REQUIREMENT:
Transcribe all of the records word for word, but omit the pictures.

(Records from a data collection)
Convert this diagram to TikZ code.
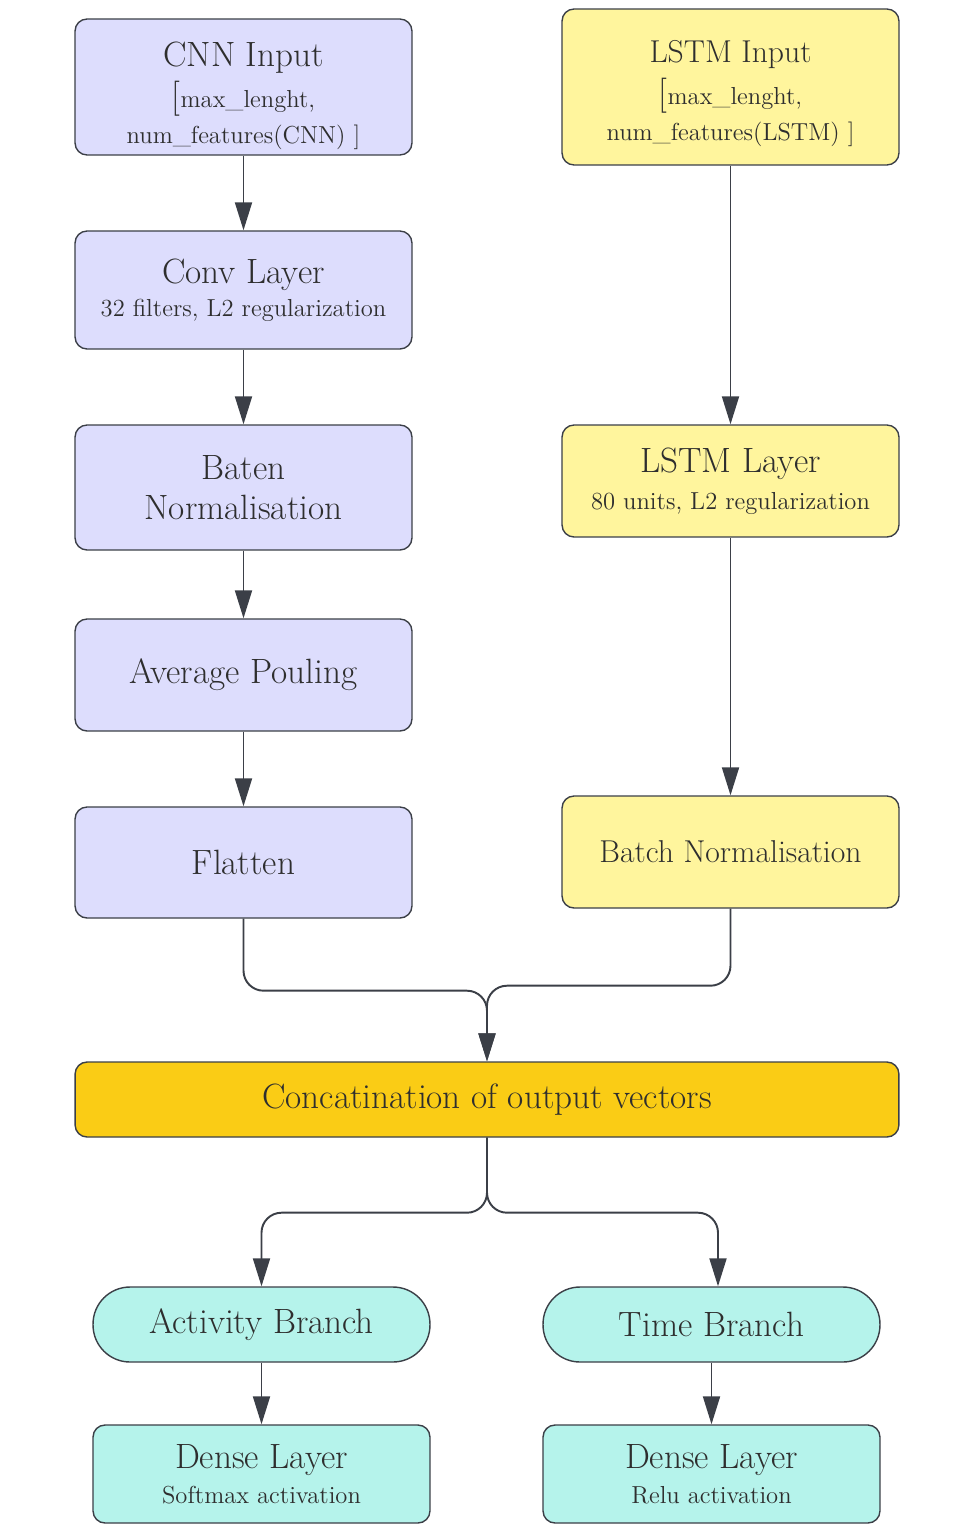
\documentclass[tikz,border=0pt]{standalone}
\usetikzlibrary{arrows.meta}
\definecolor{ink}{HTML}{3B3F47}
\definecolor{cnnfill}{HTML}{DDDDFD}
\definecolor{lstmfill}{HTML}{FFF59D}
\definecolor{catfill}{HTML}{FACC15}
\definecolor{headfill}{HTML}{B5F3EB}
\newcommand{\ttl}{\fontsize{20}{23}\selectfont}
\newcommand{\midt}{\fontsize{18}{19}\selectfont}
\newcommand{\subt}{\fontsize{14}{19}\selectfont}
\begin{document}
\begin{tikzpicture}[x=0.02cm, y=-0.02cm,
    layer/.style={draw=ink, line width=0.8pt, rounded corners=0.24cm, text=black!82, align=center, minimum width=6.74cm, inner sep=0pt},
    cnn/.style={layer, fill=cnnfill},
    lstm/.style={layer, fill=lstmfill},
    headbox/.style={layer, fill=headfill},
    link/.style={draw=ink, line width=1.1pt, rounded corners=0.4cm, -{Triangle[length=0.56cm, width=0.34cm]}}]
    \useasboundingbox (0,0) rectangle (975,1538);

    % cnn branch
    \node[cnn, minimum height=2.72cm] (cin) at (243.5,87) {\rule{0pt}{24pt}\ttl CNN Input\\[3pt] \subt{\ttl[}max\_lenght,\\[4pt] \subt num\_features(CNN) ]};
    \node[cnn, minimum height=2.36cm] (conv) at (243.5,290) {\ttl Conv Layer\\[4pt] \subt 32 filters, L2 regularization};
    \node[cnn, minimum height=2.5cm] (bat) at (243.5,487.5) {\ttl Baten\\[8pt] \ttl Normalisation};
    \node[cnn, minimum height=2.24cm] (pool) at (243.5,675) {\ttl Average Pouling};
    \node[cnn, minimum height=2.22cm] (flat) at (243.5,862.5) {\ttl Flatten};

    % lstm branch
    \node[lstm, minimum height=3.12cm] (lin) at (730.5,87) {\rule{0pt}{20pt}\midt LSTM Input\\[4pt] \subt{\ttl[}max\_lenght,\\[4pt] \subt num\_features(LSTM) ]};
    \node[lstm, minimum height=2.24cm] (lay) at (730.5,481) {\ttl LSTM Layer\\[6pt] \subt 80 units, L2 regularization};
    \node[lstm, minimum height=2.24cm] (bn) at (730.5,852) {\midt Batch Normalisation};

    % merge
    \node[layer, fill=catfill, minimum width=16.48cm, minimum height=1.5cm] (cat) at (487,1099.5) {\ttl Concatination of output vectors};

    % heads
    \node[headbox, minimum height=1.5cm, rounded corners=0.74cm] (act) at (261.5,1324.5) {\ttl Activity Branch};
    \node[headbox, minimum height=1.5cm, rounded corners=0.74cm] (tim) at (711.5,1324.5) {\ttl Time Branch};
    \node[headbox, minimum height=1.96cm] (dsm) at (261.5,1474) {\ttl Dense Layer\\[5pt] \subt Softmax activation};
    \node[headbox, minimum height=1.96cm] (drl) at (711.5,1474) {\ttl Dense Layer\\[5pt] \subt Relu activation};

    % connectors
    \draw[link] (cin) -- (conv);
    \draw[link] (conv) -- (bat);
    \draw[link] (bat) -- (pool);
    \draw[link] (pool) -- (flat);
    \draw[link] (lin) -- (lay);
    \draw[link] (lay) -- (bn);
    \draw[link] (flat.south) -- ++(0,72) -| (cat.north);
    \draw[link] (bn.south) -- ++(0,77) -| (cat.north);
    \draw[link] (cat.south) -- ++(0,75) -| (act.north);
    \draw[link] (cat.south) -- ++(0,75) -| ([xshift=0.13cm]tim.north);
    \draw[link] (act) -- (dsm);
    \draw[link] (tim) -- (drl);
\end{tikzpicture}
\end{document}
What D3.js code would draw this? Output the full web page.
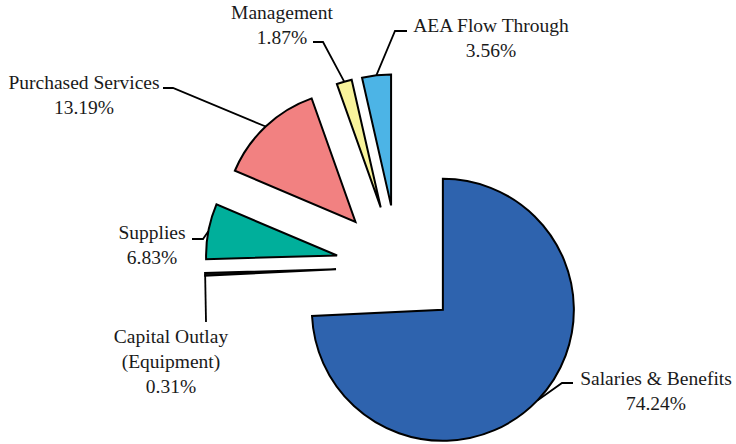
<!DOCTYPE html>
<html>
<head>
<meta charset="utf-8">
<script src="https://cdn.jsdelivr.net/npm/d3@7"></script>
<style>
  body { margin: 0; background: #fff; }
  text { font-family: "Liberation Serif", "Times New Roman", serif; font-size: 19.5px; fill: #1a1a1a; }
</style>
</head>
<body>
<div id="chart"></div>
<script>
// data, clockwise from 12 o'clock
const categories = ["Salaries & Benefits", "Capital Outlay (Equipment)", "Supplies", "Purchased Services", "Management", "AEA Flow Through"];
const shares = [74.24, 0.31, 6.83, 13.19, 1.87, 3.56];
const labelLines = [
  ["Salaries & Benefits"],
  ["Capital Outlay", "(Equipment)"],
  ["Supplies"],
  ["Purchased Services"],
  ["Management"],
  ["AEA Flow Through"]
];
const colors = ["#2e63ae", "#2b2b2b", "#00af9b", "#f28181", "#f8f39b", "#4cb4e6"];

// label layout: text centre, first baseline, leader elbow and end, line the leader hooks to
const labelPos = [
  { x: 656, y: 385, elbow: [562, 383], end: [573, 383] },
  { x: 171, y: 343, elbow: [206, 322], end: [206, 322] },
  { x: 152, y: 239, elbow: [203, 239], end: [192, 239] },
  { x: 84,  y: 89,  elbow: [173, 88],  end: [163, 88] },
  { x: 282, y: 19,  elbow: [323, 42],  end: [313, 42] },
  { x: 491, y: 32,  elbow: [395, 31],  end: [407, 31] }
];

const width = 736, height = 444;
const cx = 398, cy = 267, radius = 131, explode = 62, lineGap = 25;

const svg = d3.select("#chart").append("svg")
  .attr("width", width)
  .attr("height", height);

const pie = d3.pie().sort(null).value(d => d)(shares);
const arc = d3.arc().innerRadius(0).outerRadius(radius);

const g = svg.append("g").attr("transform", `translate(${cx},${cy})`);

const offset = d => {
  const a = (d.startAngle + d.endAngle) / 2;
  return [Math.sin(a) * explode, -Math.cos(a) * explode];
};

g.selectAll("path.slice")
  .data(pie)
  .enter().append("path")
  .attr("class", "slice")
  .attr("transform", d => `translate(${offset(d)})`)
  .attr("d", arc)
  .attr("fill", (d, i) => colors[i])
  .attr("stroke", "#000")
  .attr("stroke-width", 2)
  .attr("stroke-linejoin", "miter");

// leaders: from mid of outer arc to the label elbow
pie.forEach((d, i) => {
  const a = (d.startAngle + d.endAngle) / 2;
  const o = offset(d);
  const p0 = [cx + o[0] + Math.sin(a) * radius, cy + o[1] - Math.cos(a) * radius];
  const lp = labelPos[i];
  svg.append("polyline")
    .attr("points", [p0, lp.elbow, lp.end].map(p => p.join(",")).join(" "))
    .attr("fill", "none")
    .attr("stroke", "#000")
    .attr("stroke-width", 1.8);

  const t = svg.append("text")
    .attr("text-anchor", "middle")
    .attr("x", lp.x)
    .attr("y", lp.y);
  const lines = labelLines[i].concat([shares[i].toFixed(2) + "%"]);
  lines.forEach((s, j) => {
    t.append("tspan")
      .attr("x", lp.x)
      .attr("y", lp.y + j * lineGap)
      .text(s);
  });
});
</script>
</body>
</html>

RESULT FOR THIS TASK:
Convert this diagram to TikZ code.
\documentclass[tikz,border=0pt]{standalone}
\usetikzlibrary{arrows.meta}
\definecolor{ink}{HTML}{3B3F47}
\definecolor{cnnfill}{HTML}{DDDDFD}
\definecolor{lstmfill}{HTML}{FFF59D}
\definecolor{catfill}{HTML}{FACC15}
\definecolor{headfill}{HTML}{B5F3EB}
\newcommand{\ttl}{\fontsize{20}{23}\selectfont}
\newcommand{\midt}{\fontsize{18}{19}\selectfont}
\newcommand{\subt}{\fontsize{14}{19}\selectfont}
\begin{document}
\begin{tikzpicture}[x=0.02cm, y=-0.02cm,
    layer/.style={draw=ink, line width=0.8pt, rounded corners=0.24cm, text=black!82, align=center, minimum width=6.74cm, inner sep=0pt},
    cnn/.style={layer, fill=cnnfill},
    lstm/.style={layer, fill=lstmfill},
    headbox/.style={layer, fill=headfill},
    link/.style={draw=ink, line width=1.1pt, rounded corners=0.4cm, -{Triangle[length=0.56cm, width=0.34cm]}}]
    \useasboundingbox (0,0) rectangle (975,1538);

    % cnn branch
    \node[cnn, minimum height=2.72cm] (cin) at (243.5,87) {\rule{0pt}{24pt}\ttl CNN Input\\[3pt] \subt{\ttl[}max\_lenght,\\[4pt] \subt num\_features(CNN) ]};
    \node[cnn, minimum height=2.36cm] (conv) at (243.5,290) {\ttl Conv Layer\\[4pt] \subt 32 filters, L2 regularization};
    \node[cnn, minimum height=2.5cm] (bat) at (243.5,487.5) {\ttl Baten\\[8pt] \ttl Normalisation};
    \node[cnn, minimum height=2.24cm] (pool) at (243.5,675) {\ttl Average Pouling};
    \node[cnn, minimum height=2.22cm] (flat) at (243.5,862.5) {\ttl Flatten};

    % lstm branch
    \node[lstm, minimum height=3.12cm] (lin) at (730.5,87) {\rule{0pt}{20pt}\midt LSTM Input\\[4pt] \subt{\ttl[}max\_lenght,\\[4pt] \subt num\_features(LSTM) ]};
    \node[lstm, minimum height=2.24cm] (lay) at (730.5,481) {\ttl LSTM Layer\\[6pt] \subt 80 units, L2 regularization};
    \node[lstm, minimum height=2.24cm] (bn) at (730.5,852) {\midt Batch Normalisation};

    % merge
    \node[layer, fill=catfill, minimum width=16.48cm, minimum height=1.5cm] (cat) at (487,1099.5) {\ttl Concatination of output vectors};

    % heads
    \node[headbox, minimum height=1.5cm, rounded corners=0.74cm] (act) at (261.5,1324.5) {\ttl Activity Branch};
    \node[headbox, minimum height=1.5cm, rounded corners=0.74cm] (tim) at (711.5,1324.5) {\ttl Time Branch};
    \node[headbox, minimum height=1.96cm] (dsm) at (261.5,1474) {\ttl Dense Layer\\[5pt] \subt Softmax activation};
    \node[headbox, minimum height=1.96cm] (drl) at (711.5,1474) {\ttl Dense Layer\\[5pt] \subt Relu activation};

    % connectors
    \draw[link] (cin) -- (conv);
    \draw[link] (conv) -- (bat);
    \draw[link] (bat) -- (pool);
    \draw[link] (pool) -- (flat);
    \draw[link] (lin) -- (lay);
    \draw[link] (lay) -- (bn);
    \draw[link] (flat.south) -- ++(0,72) -| (cat.north);
    \draw[link] (bn.south) -- ++(0,77) -| (cat.north);
    \draw[link] (cat.south) -- ++(0,75) -| (act.north);
    \draw[link] (cat.south) -- ++(0,75) -| ([xshift=0.13cm]tim.north);
    \draw[link] (act) -- (dsm);
    \draw[link] (tim) -- (drl);
\end{tikzpicture}
\end{document}
What D3.js code would draw this? Output the full web page.
<!DOCTYPE html>
<html>
<head>
<meta charset="utf-8">
<script src="https://cdn.jsdelivr.net/npm/d3@7"></script>
<style>
  body { margin: 0; background: #fff; }
  text { font-family: "Liberation Serif", "Times New Roman", serif; font-size: 19.5px; fill: #1a1a1a; }
</style>
</head>
<body>
<div id="chart"></div>
<script>
// data, clockwise from 12 o'clock
const categories = ["Salaries & Benefits", "Capital Outlay (Equipment)", "Supplies", "Purchased Services", "Management", "AEA Flow Through"];
const shares = [74.24, 0.31, 6.83, 13.19, 1.87, 3.56];
const labelLines = [
  ["Salaries & Benefits"],
  ["Capital Outlay", "(Equipment)"],
  ["Supplies"],
  ["Purchased Services"],
  ["Management"],
  ["AEA Flow Through"]
];
const colors = ["#2e63ae", "#2b2b2b", "#00af9b", "#f28181", "#f8f39b", "#4cb4e6"];

// label layout: text centre, first baseline, leader elbow and end, line the leader hooks to
const labelPos = [
  { x: 656, y: 385, elbow: [562, 383], end: [573, 383] },
  { x: 171, y: 343, elbow: [206, 322], end: [206, 322] },
  { x: 152, y: 239, elbow: [203, 239], end: [192, 239] },
  { x: 84,  y: 89,  elbow: [173, 88],  end: [163, 88] },
  { x: 282, y: 19,  elbow: [323, 42],  end: [313, 42] },
  { x: 491, y: 32,  elbow: [395, 31],  end: [407, 31] }
];

const width = 736, height = 444;
const cx = 398, cy = 267, radius = 131, explode = 62, lineGap = 25;

const svg = d3.select("#chart").append("svg")
  .attr("width", width)
  .attr("height", height);

const pie = d3.pie().sort(null).value(d => d)(shares);
const arc = d3.arc().innerRadius(0).outerRadius(radius);

const g = svg.append("g").attr("transform", `translate(${cx},${cy})`);

const offset = d => {
  const a = (d.startAngle + d.endAngle) / 2;
  return [Math.sin(a) * explode, -Math.cos(a) * explode];
};

g.selectAll("path.slice")
  .data(pie)
  .enter().append("path")
  .attr("class", "slice")
  .attr("transform", d => `translate(${offset(d)})`)
  .attr("d", arc)
  .attr("fill", (d, i) => colors[i])
  .attr("stroke", "#000")
  .attr("stroke-width", 2)
  .attr("stroke-linejoin", "miter");

// leaders: from mid of outer arc to the label elbow
pie.forEach((d, i) => {
  const a = (d.startAngle + d.endAngle) / 2;
  const o = offset(d);
  const p0 = [cx + o[0] + Math.sin(a) * radius, cy + o[1] - Math.cos(a) * radius];
  const lp = labelPos[i];
  svg.append("polyline")
    .attr("points", [p0, lp.elbow, lp.end].map(p => p.join(",")).join(" "))
    .attr("fill", "none")
    .attr("stroke", "#000")
    .attr("stroke-width", 1.8);

  const t = svg.append("text")
    .attr("text-anchor", "middle")
    .attr("x", lp.x)
    .attr("y", lp.y);
  const lines = labelLines[i].concat([shares[i].toFixed(2) + "%"]);
  lines.forEach((s, j) => {
    t.append("tspan")
      .attr("x", lp.x)
      .attr("y", lp.y + j * lineGap)
      .text(s);
  });
});
</script>
</body>
</html>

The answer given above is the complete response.